The pensions mess at collapsed retailer BHS is “sad”, and former owner Sir Philip Green is going to “sort” it. The billionaire Monaco-based retail baron is nothing if not succinct.
The vigorous brevity to MPs from the Business and Pensions committees may have partially cheered the 20,000 former and current workers in the BHS pension scheme.
But, unfortunately, details of how the £571 million hole in the scheme was “resolvable” and “sortable” were scarce. Meanwhile, Sir Philip’s demeanour before the MPs was an oxymoronic combination of contrition and irritation.

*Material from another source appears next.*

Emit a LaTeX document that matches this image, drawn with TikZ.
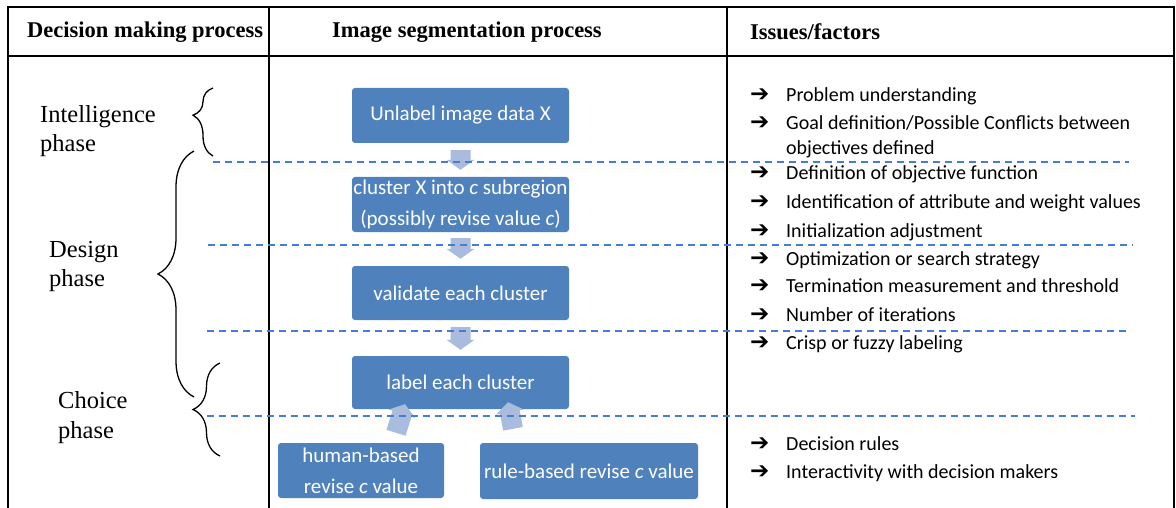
\documentclass[tikz,border=0pt]{standalone}
\usepackage{fontspec}
\setmainfont{Liberation Serif}
\newfontfamily\calfont{Carlito}
\newfontfamily\symfont{DejaVu Sans}
\usetikzlibrary{calc,decorations.pathreplacing}

\definecolor{boxblue}{RGB}{79,129,189}
\definecolor{arrowblue}{RGB}{169,188,222}
\definecolor{dashblue}{RGB}{68,126,212}

\tikzset{
  tablerule/.style={line width=1.8pt, black, line cap=rect},
  headtext/.style={font=\fontsize{22.5}{27}\selectfont\bfseries, anchor=west, inner sep=0pt},
  phasetext/.style={font=\fontsize{24.5}{29.5}\selectfont, align=left, anchor=west, inner sep=0pt},
  stagebox/.style={fill=boxblue, rounded corners=3pt, text=white,
    font=\calfont\fontsize{21}{31}\selectfont, align=center, inner sep=0pt},
  issuetext/.style={font=\calfont\fontsize{20}{24}\selectfont, anchor=base west, inner sep=0pt},
  bullettext/.style={font=\symfont\bfseries\fontsize{23}{24}\selectfont, anchor=base west, inner sep=0pt},
  phasebrace/.style={decorate, line width=1.3pt},
  divider/.style={dashblue, line width=1.5pt, dash pattern=on 7pt off 5pt},
}

% light block arrow from #1 to #2 (shaft 20 wide, head 28 wide, head 10 long)
\newcommand\blockarrow[2]{%
  \fill[arrowblue] let \p1=(#1), \p2=(#2),
    \n1={atan2(\y2-\y1,\x2-\x1)}, \n2={veclen(\x2-\x1,\y2-\y1)} in
    [shift={(\p1)}, rotate=\n1]
    (0,-10) -- ({\n2-10},-10) -- ({\n2-10},-14) -- (\n2,0)
    -- ({\n2-10},14) -- ({\n2-10},10) -- (0,10) -- cycle;}

\begin{document}
\begin{tikzpicture}[x=1pt, y=-1pt]
\useasboundingbox (0,0) rectangle (1176,508);

% table frame
\draw[tablerule] (8,508) -- (8,7) -- (1174,7) -- (1174,508);
\draw[tablerule] (8,56) -- (1174,56);
\draw[tablerule] (269,7) -- (269,508);
\draw[tablerule] (727,7) -- (727,508);

% column headings
\node[headtext] (h1) at (27,32) {Decision making process};
\node[headtext] (h2) at (332,32) {Image segmentation process};
\node[headtext] (h3) at (750,32) {Issues/factors};

% decision phases
\node[phasetext] (pint) at (40,131) {Intelligence\\phase};
\node[phasetext] (pdes) at (49,266.5) {Design\\phase};
\node[phasetext] (pcho) at (58,417.5) {Choice\\phase};

\draw[phasebrace, decoration={brace, amplitude=20pt, aspect=0.6}] (213,156) -- (213,88);
\draw[phasebrace, decoration={brace, amplitude=36pt, aspect=0.5}] (194,397) -- (194,151);
\draw[phasebrace, decoration={brace, amplitude=27pt, aspect=0.5}] (220,456) -- (220,363);

% segmentation steps
\node[stagebox, minimum width=217pt, minimum height=55pt] (unl) at (460.5,115.5) {\raisebox{-2pt}{Unlabel image data X}};
\node[stagebox, minimum width=217pt, minimum height=55pt] (clu) at (460.5,204.5) {cluster X into \textit{c} subregion\\(possibly revise value \textit{c})};
\node[stagebox, minimum width=217pt, minimum height=54pt] (val) at (460.5,293) {validate each cluster};
\node[stagebox, minimum width=217pt, minimum height=53pt] (lab) at (460.5,382.5) {label each cluster};
\node[stagebox, minimum width=166pt, minimum height=55pt] (hum) at (361,470.5) {human-based\\revise \textit{c} value};
\node[stagebox, minimum width=218pt, minimum height=56pt] (rul) at (589,471) {rule-based revise \textit{c} value};

\blockarrow{$(unl.south)+(0,7)$}{$(clu.north)+(0,-7)$}
\blockarrow{$(clu.south)+(0,6)$}{$(val.north)+(0,-7)$}
\blockarrow{$(val.south)+(0,7)$}{$(lab.north)+(0,-6)$}
\blockarrow{$(hum.north)+(35,-10)$}{$(lab.south)+(-55.5,-5)$}
\blockarrow{$(rul.north)+(-76,-14)$}{$(lab.south)+(47.5,-7)$}

% phase boundaries
\draw[divider] (213,162) -- (1129,162);
\draw[divider] (208,245) -- (1133,245);
\draw[divider] (207,331) -- (1131,331);
\draw[divider] (207,416) -- (1135,416);

% issues and factors
\node[bullettext] (b1) at (750,102) {➔};
\node[issuetext] (i1) at (786,102) {Problem understanding};
\node[bullettext] (b2) at (750,130) {➔};
\node[issuetext] (i2) at (786,130) {Goal definition/Possible Conflicts between};
\node[issuetext] (i2b) at (786,155) {objectives defined};
\node[bullettext] (b3) at (750,180) {➔};
\node[issuetext] (i3) at (786,180) {Definition of objective function};
\node[bullettext] (b4) at (750,208) {➔};
\node[issuetext] (i4) at (786,208) {Identification of attribute and weight values};
\node[bullettext] (b5) at (750,237) {➔};
\node[issuetext] (i5) at (786,237) {Initialization adjustment};
\node[bullettext] (b6) at (750,265) {➔};
\node[issuetext] (i6) at (786,265) {Optimization or search strategy};
\node[bullettext] (b7) at (750,292) {➔};
\node[issuetext] (i7) at (786,292) {Termination measurement and threshold};
\node[bullettext] (b8) at (750,321) {➔};
\node[issuetext] (i8) at (786,321) {Number of iterations};
\node[bullettext] (b9) at (750,349) {➔};
\node[issuetext] (i9) at (786,349) {Crisp or fuzzy labeling};
\node[bullettext] (b10) at (750,450) {➔};
\node[issuetext] (i10) at (786,450) {Decision rules};
\node[bullettext] (b11) at (750,478) {➔};
\node[issuetext] (i11) at (786,478) {Interactivity with decision makers};
\end{tikzpicture}
\end{document}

He at one stage accused one Tory MP, Richard Fuller, of eyeballing him. Spilling of anyone’s pint was not exactly mentioned, but you get the picture.
To be fair to Fuller, Green, a robust character, may have also been disenchanted if the MP, instead of giving it the stare during the hearing, had studiedly played Candy Crush on his mobile instead.
It emerged that Green had little to do with BHS’s pension trustees, but took the blame for the state of the pension scheme. He still felt there would be a better outcome for pensioners from a plan he and advisors Deloitte were working on than any compensation from the Pension Protection Fund, the levy-funded UK lifeboat scheme that helps finance pensions after company insolvencies.
As the lengthy hearing twisted and turned, the business magnate was unapologetic about the £400 million in dividends he took out of BHS during his 15 year ownership, claiming he had pumped more than that in.
But he put his hand up: the sale of the retailer for £1 to serial bankrupt Dominic Chappell last year was an unequivocal mistake. Apparently, Green was taken in by the fake polish on the Chappell escutcheon provided by the latter’s advisers, accountancy group Grant Thornton and law firm Olswang.
“Unfortunately we found the wrong guy. Would I do the deal again? No.” The joint chairmen of the committees had it about right in a statement that said further parliamentary investigation was necessary and that the former BHS owner remains “before the bar of public opinion”.
The verdict delivered will be in how generously he responds. Or, remaining with the vernacular, what he coughs up.